How can he go and say it like that?
“Yes. It is. Don’t you understand that?”
“Why?”
“Because I don’t do those things, and you have a girlfriend.”
“Do you trust me?”
“Yes.” More than anyone else.
“Then maybe, we should go into the bedroom, and I’ll lay you down, and we can try. Maybe you’re thinking about it a lot, because that’s what you need.”
“But what if it’s not? What if I don’t like it?” What if it’s ugly? What if I have a panic attack or worse?
“Then we stop. But something tells me we are both going to like it. A lot.” His smirk says he believes just that.

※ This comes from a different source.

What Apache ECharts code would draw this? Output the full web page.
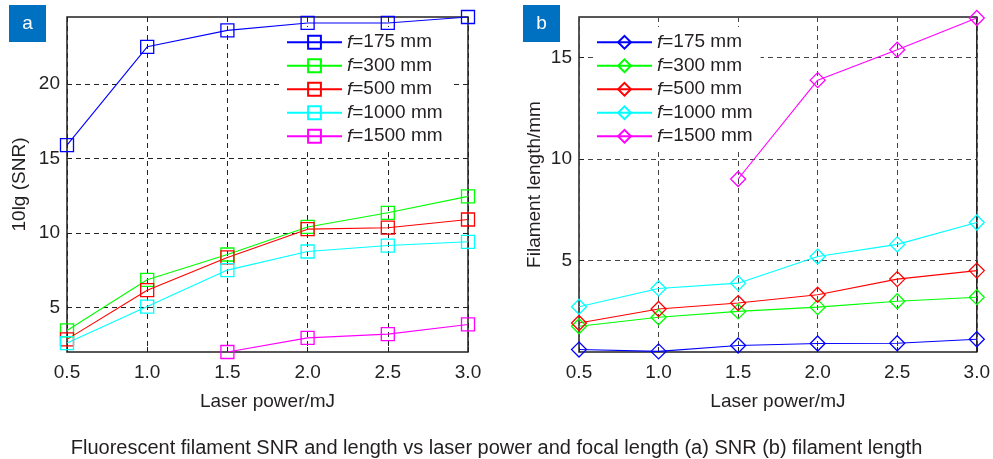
<!DOCTYPE html>
<html>
<head>
<meta charset="utf-8">
<script src="https://cdn.jsdelivr.net/npm/echarts@6/dist/echarts.min.js"></script>
<style>
  html, body { margin: 0; padding: 0; background: #fff; }
  #chart { width: 993px; height: 459px; }
</style>
</head>
<body>
<div id="chart"></div>
<script>
const laserPower = [0.5, 1.0, 1.5, 2.0, 2.5, 3.0]
const focalLengths = ['175', '300', '500', '1000', '1500']
const colors = ['#0000ff', '#00ff00', '#ff0000', '#00ffff', '#ff00ff']

// (a) 10lg(SNR)
const snr175 = [15.9, 22.5, 23.6, 24.1, 24.1, 24.5]
const snr300 = [3.45, 6.85, 8.55, 10.4, 11.35, 12.45]
const snr500 = [2.85, 6.15, 8.35, 10.25, 10.35, 10.9]
const snr1000 = [2.6, 5.05, 7.5, 8.75, 9.15, 9.4]
const snr1500 = [null, null, 2.0, 2.95, 3.2, 3.85]

// (b) filament length / mm
const len175 = [0.62, 0.53, 0.82, 0.92, 0.93, 1.13]
const len300 = [1.77, 2.21, 2.5, 2.71, 3.0, 3.2]
const len500 = [1.93, 2.62, 2.91, 3.32, 4.09, 4.51]
const len1000 = [2.73, 3.63, 3.89, 5.2, 5.8, 6.88]
const len1500 = [null, null, 9.02, 13.89, 15.39, 16.95]

const snrTicks = [5, 10, 15, 20]
const lenTicks = [5, 10, 15]

const snrData = [snr175, snr300, snr500, snr1000, snr1500]
const lenData = [len175, len300, len500, len1000, len1500]

const font = 'Liberation Sans, Arial, sans-serif'
const textColor = '#231f20'

const pairs = vals => laserPower.map((x, i) => [x, vals[i]]).filter(p => p[1] != null)

const makeSeries = (prefix, dataList, symbol, idx) =>
  dataList.map((vals, i) => ({
    name: prefix + focalLengths[i],
    type: 'line',
    xAxisIndex: idx,
    yAxisIndex: idx,
    data: pairs(vals),
    symbol: symbol,
    symbolSize: symbol === 'rect' ? 13 : 15,
    clip: false,
    lineStyle: { color: colors[i], width: 1.1 },
    itemStyle: { color: 'transparent', borderColor: colors[i], borderWidth: 1.3 },
    emphasis: { disabled: true },
    z: 5
  }))

const xAxisOpt = (gridIndex, lineColor) => ({
  type: 'value',
  gridIndex,
  min: 0.5,
  max: 3.0,
  interval: 0.5,
  name: 'Laser power/mJ',
  nameLocation: 'middle',
  nameGap: 40,
  nameTextStyle: { fontFamily: font, fontSize: 19, color: textColor },
  axisLine: { show: false },
  axisTick: { show: true, inside: true, length: 5, lineStyle: { color: textColor, width: 1 } },
  axisLabel: { formatter: v => v.toFixed(1), fontFamily: font, fontSize: 19, color: textColor, margin: 11 },
  splitLine: { show: true, lineStyle: { color: lineColor, type: [5, 4], width: 1 } }
})

const yAxisOpt = (gridIndex, min, max, ticks, name, gap, lineColor) => ({
  type: 'value',
  gridIndex,
  min,
  max,
  name,
  nameLocation: 'middle',
  nameGap: gap,
  nameTextStyle: { fontFamily: font, fontSize: 19, color: textColor },
  axisLine: { show: false },
  axisTick: { show: true, inside: true, length: 5, customValues: ticks, lineStyle: { color: textColor, width: 1 } },
  axisLabel: { customValues: ticks, fontFamily: font, fontSize: 19, color: textColor, margin: 7 },
  splitLine: { show: true, lineStyle: { color: lineColor, type: [5, 4], width: 1 } }
})

const legendOpt = (prefix, left) => ({
  orient: 'vertical',
  left,
  top: 27,
  padding: [5, 8, 5, 3],
  backgroundColor: '#fff',
  itemWidth: 55,
  itemHeight: 16,
  itemGap: 3,
  selectedMode: false,
  data: focalLengths.map(f => prefix + f),
  formatter: name => '{i|f}{t|=' + name.slice(2) + ' mm}',
  textStyle: {
    fontFamily: font,
    fontSize: 19,
    color: textColor,
    lineHeight: 20.5,
    rich: {
      i: { fontStyle: 'italic', fontFamily: font, fontSize: 19, color: textColor },
      t: { fontFamily: font, fontSize: 19, color: textColor }
    }
  },
  z: 3
})

const panelTag = (letter, x) => ({
  type: 'group',
  left: x,
  top: 5,
  children: [
    { type: 'rect', shape: { x: 0, y: 0, width: 37, height: 37 }, style: { fill: '#0070c0' } },
    { type: 'text', x: 18.5, y: 18.5, style: { text: letter, fill: '#fff', font: '19px ' + font, align: 'center', verticalAlign: 'middle' } }
  ]
})

const chart = echarts.init(document.getElementById('chart'))
chart.setOption({
  animation: false,
  backgroundColor: '#fff',
  title: {
    text: 'Fluorescent filament SNR and length vs laser power and focal length (a) SNR (b) filament length',
    left: 'center',
    top: 438,
    padding: 0,
    textStyle: { fontFamily: font, fontSize: 20, fontWeight: 'normal', color: textColor }
  },
  grid: [
    { left: 67, top: 17, width: 401, height: 335, show: true, borderColor: textColor, borderWidth: 1.5, backgroundColor: 'transparent' },
    { left: 579, top: 17, width: 400, height: 335, show: true, borderColor: textColor, borderWidth: 1.5, backgroundColor: 'transparent' }
  ],
  xAxis: [xAxisOpt(0, '#222'), xAxisOpt(1, '#444')],
  yAxis: [
    yAxisOpt(0, 2, 24.5, snrTicks, '10lg (SNR)', 38, '#222'),
    yAxisOpt(1, 0.5, 17, lenTicks, 'Filament length/mm', 35, '#444')
  ],
  legend: [legendOpt('a:', 283), legendOpt('b:', 593)],
  graphic: [panelTag('a', 9), panelTag('b', 523)],
  series: [
    ...makeSeries('a:', snrData, 'rect', 0),
    ...makeSeries('b:', lenData, 'diamond', 1)
  ]
})
</script>
</body>
</html>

“What if you don’t?” Doesn’t he get it? What if it’s bad? It could be.
“I will.” That damn smirk of his transforms into a smile like he finds me funny or something else entirely.
I slap his pec. “Josh. I’m serious.”
“So am I, babe. I’m gonna love it. I know I will.
We’re gonna take it a step at a time. First, things first.” Josh releases my neck and clasps my hand in his and slowly escorts me to the bedroom.
Every few steps, he checks to see if I’m okay, but we don’t speak.
Entering my room, he leads me over to the bed, where he kneels and, oh-so-gently, staring up at me from the floor, hooks his fingers into the waistband of my pajama shorts and panties and waits.
“Are you ready?”
Am I?
Probably not.
But…
Swallowing hard, I nod just once, afraid that if I speak, I’ll chicken out, and I don’t want to. I want to try this. I need to. My body wants to give it a chance, even if it ends badly.
My trembling fingers sift through his soft hair as Josh offers me the sweetest grin before sliding my bottoms to the floor. I squeeze my eyes shut, unable to watch. What if he doesn’t like what he sees? What if…
A surprised squeak eeks out of my throat as warm air puffs over my bare mound and a tongue slips between my lips. Josh moans like he likes it. Like this isn’t gross to him. My breath stalls, and my knees nearly buckle.
I cannot believe this is happening.
“Let’s lay on the bed, sweetheart, so I can touch you.”
Words fail me as I fall back onto my mattress and my eyes pop open to find Josh standing at the foot, a tent in his shorts with a growing wet spot.
His lips are red. Gaze feral. He places a knee on the bed and stalks forward until he’s hovering above me.
Nuzzling his nose alongside mine, breath fanning over my lips, Josh reaches under my ass and scoots me higher.
Another surprise squeak surfaces as he moves me with so little effort.
WHITE BOY
This is it.
This is when I prove myself.
Fuck. Look at her.
Flushed and breathing heavy, biting that bottom lip, spreading her legs apart so she can cradle me in her hips. I rest my covered cock against her bare pussy. Jade’s responsive moan is music to my ears.
“Is this okay?” I check, not wanting to cross any lines that might make her uncomfortable.
Those impossibly green eyes widen, and she bobs her adorable head.
“You sure?”
More head bobbing ensues, which is fucking cute as I rub my cock against her heat. It soaks into the fabric of my shorts, and when she shudders, I soar. She’s far more sensitive than she thinks. This beautiful woman of mine is just… fuck.
Leaning down, I brush my lips across her cheek to the shell of her ear. Jade’s nails bite into my arms as she trembles, emitting the cutest little sounds. “Can I lick your pussy now?”
She gasps. “Josh.”
“I need your permission, babe. Tell me what you want,” I whisper before I sit back on my knees, between her spread thighs, and offer her my hand. “Make me touch you.”
She looks at it like it’s diseased and doesn’t know what to do with it. “Josh.”
“Trust me, babe. Put my hand on your pussy. Give it to me. Give me you. It’s just us here. If you want to stop, we can. Anytime. Okay?”